Once the goals are stated for each team, the conflict is locked in. However, another conflict can follow on the heels of one just finished: Fight can lead to Chase, or Chase to a Fight, or Argument to a Fight, etc.

edit: cross-posted with Luke…

so when i attack i decide wich team i am attacking before or after every team shows the actions ?

That clears it much more :smiley:

Ok, but how do i decide wich one won? cant be the last one to strike because 2 mice teams attaking 1 DM team, all the “damage” is dealt at same time. Is that the one with less compromise? any suggestion?

Also, 2 mice team vs Bandits

  • Mice A want to “kill”
  • Mice B “want to take prisoners”
  • Bandits want to “kill”
    Now Mice A surrender and Mice B win the conflict. What happens to the Mace A team?

so they decide that the goal of the conflict will be to “RUN LIKE HELL”. The conflict stats. Then they fight and if they win, they run away (but if they loose they will be killed). Can they attack and feint of just defend and manuver (or thats on players descretion)?


  • Miguel

Let me say first off that I’m happy to be corrected by experienced Mouse Guard players with regards to anything I say here (or above).

The action of each team is revealed at the same time. The actions are resolved at the same time. So Attack vs Attack vs Attack (with all teams at low disposition) could be really ugly.

Wish I could help, but I have only limited experience with multiple teams. The results of the conflict are determined after the actions are all taken, if one of the teams is reduced to 0 disposition.

Mice A can’t surrender, except to Mice B. Mice A are killing, as per their goal. If the Bandits team beats Mice A, they achieve their goal of “kill the mice.” That team is in trouble, but can get a compromise from the bandit team at that point. Mice B and Bandits keep going.

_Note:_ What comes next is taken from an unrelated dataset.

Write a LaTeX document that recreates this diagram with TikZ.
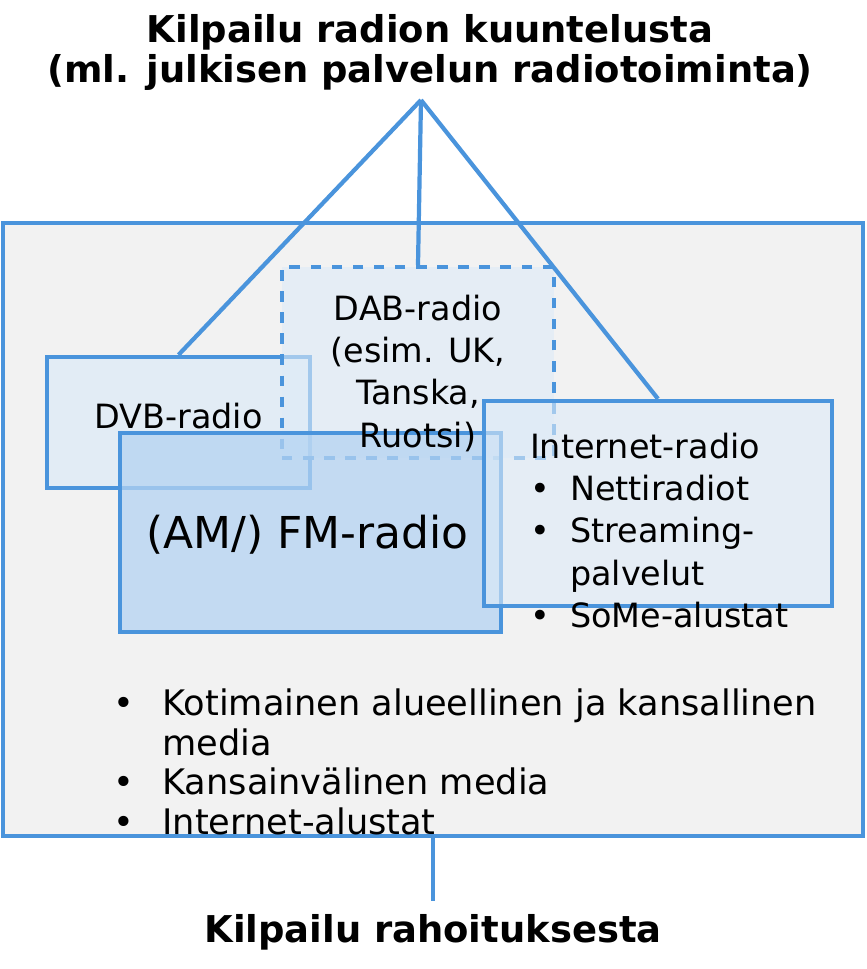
\documentclass[tikz,border=0pt]{standalone}
\usepackage{fontspec}
\setmainfont{DejaVu Sans}
\usepackage{xcolor}
\usetikzlibrary{positioning}
\definecolor{frameblue}{HTML}{4A94DC}
\definecolor{paleblue}{HTML}{DDEBF7}
\definecolor{midblue}{HTML}{B4D3F2}
\definecolor{panelgray}{HTML}{F2F2F2}

\begin{document}
\begin{tikzpicture}[x=0.01cm, y=-0.01cm, thick,
	radiobox/.style={draw=frameblue, line width=1.2pt, fill=paleblue, fill opacity=0.75, text opacity=1, inner sep=0pt},
	tag/.style={font=\fontsize{9.5}{12}\selectfont, align=left}]
	\useasboundingbox (0,0) rectangle (866,969);
	\node[font=\bfseries\fontsize{10.5}{11.4}\selectfont, align=center] (title) at (430,52)
		{Kilpailu radion kuuntelusta\\(ml. julkisen palvelun radiotoiminta)};
	\coordinate (apex) at (421,100);

	\node[draw=frameblue, line width=1.2pt, fill=panelgray, inner sep=0pt,
		minimum width=8.6cm, minimum height=6.13cm] (panel) at (433,529.5) {};
	\node[radiobox, minimum width=2.63cm, minimum height=1.31cm] (dvb) at (178.5,422.5) {};
	\node[radiobox, dashed, minimum width=2.72cm, minimum height=1.91cm, fill opacity=0.6] (dab) at (418,362.5) {};
	\node[radiobox, fill=midblue, minimum width=3.81cm, minimum height=1.99cm] (fm) at (310.5,532.5) {};
	\node[radiobox, minimum width=3.48cm, minimum height=2.05cm, fill opacity=0.6] (net) at (658,503.5) {};

	\node[tag] at (dvb.north) [below=10pt] {DVB-radio};
	\node[tag, align=center, anchor=north] at (418,282) {DAB-radio\\(esim. UK,\\Tanska,\\Ruotsi)};
	\node[font=\fontsize{12.5}{14}\selectfont, anchor=west] at (133,535) {(AM/) FM-radio};
	\node[tag, anchor=north west] at (517,420) {Internet-radio\\
		\makebox[1.2em][l]{•}Nettiradiot\\
		\makebox[1.2em][l]{•}Streaming-\\
		\makebox[1.2em][l]{}palvelut\\
		\makebox[1.2em][l]{•}SoMe-alustat};
	\node[tag, anchor=north west, font=\fontsize{10}{11.2}\selectfont] at (100,676) {%
		\makebox[1.4em][l]{•}Kotimainen alueellinen ja kansallinen\\
		\makebox[1.4em][l]{}media\\
		\makebox[1.4em][l]{•}Kansainvälinen media\\
		\makebox[1.4em][l]{•}Internet-alustat};

	\draw[frameblue, line width=1.2pt] (apex) -- (dvb.north);
	\draw[frameblue, line width=1.2pt] (apex) -- (dab.north);
	\draw[frameblue, line width=1.2pt] (apex) -- (net.north);

	\node[font=\bfseries\fontsize{10.5}{12}\selectfont] (money) at (433,932) {Kilpailu rahoituksesta};
	\draw[frameblue, line width=1.2pt] (panel.south) -- (money.north);
\end{tikzpicture}
\end{document}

They can use the full spread of actions, as per any conflict. Just remember that actions are metaphors and not literal. Attack doesn’t mean smash someone in the face or stab them (except in a Fight or Animal conflict). In a Chase, it’s gettin’ the hell outta Dodge. A Feint might be trying to run around a tree to distract the pursuer, etc.

Ok this muiti-team with diferente goals is defenetly making me nuts lol

On page MGRPG p.114 it says: “You can start a conflict involving multiple teams per side…”
By this i would say that there are effectively sides, and on p.103 it states “To represent how strong your side’s position is in the conflict…”

oh my… anyone is able to clear my thoughs about this muiti team/objetive thing?

Hmmm… Okay, think of it this way: there can be multiple sides, and multiple teams. Unless mice in the patrol have goals that differ from one another, they ought to be on the same team. There are more advantages to doing so and the game has a high focus on collaboration for this reason and because that’s a big part of the theme: A group of mice working together against the big, uncaring world.

One team has one goal and everyone on the team suffers the consequences of failure and the benefits of success, and pursue the same goal together. If one member of the patrol doesn’t want to pursue that goal or is siding with another team, they help on that team’s disposition… or sit out by not giving a help die or rolling disposition.

and by siting out, he cant use actions but can add a dice to any team in play each action phase?

I’ve not ever seen it happen in any MG games I’ve GM’d or played in, but the person who sits out does not participate… at all. If they want to give help dice and take actions, etc., they have to either help in team disposition and take part, or sit by and watch how it all comes out.

Actually, according to page 102, Pala is right. A character not taking actions can offer help to any side and is bound by the results of the conflict.

Ah, I’d missed that. Good to know and good call, Pala. :wink: Makes sense as it allows someone coming onto the scene to be involved, while also tossing their lot in with whom they’re helping.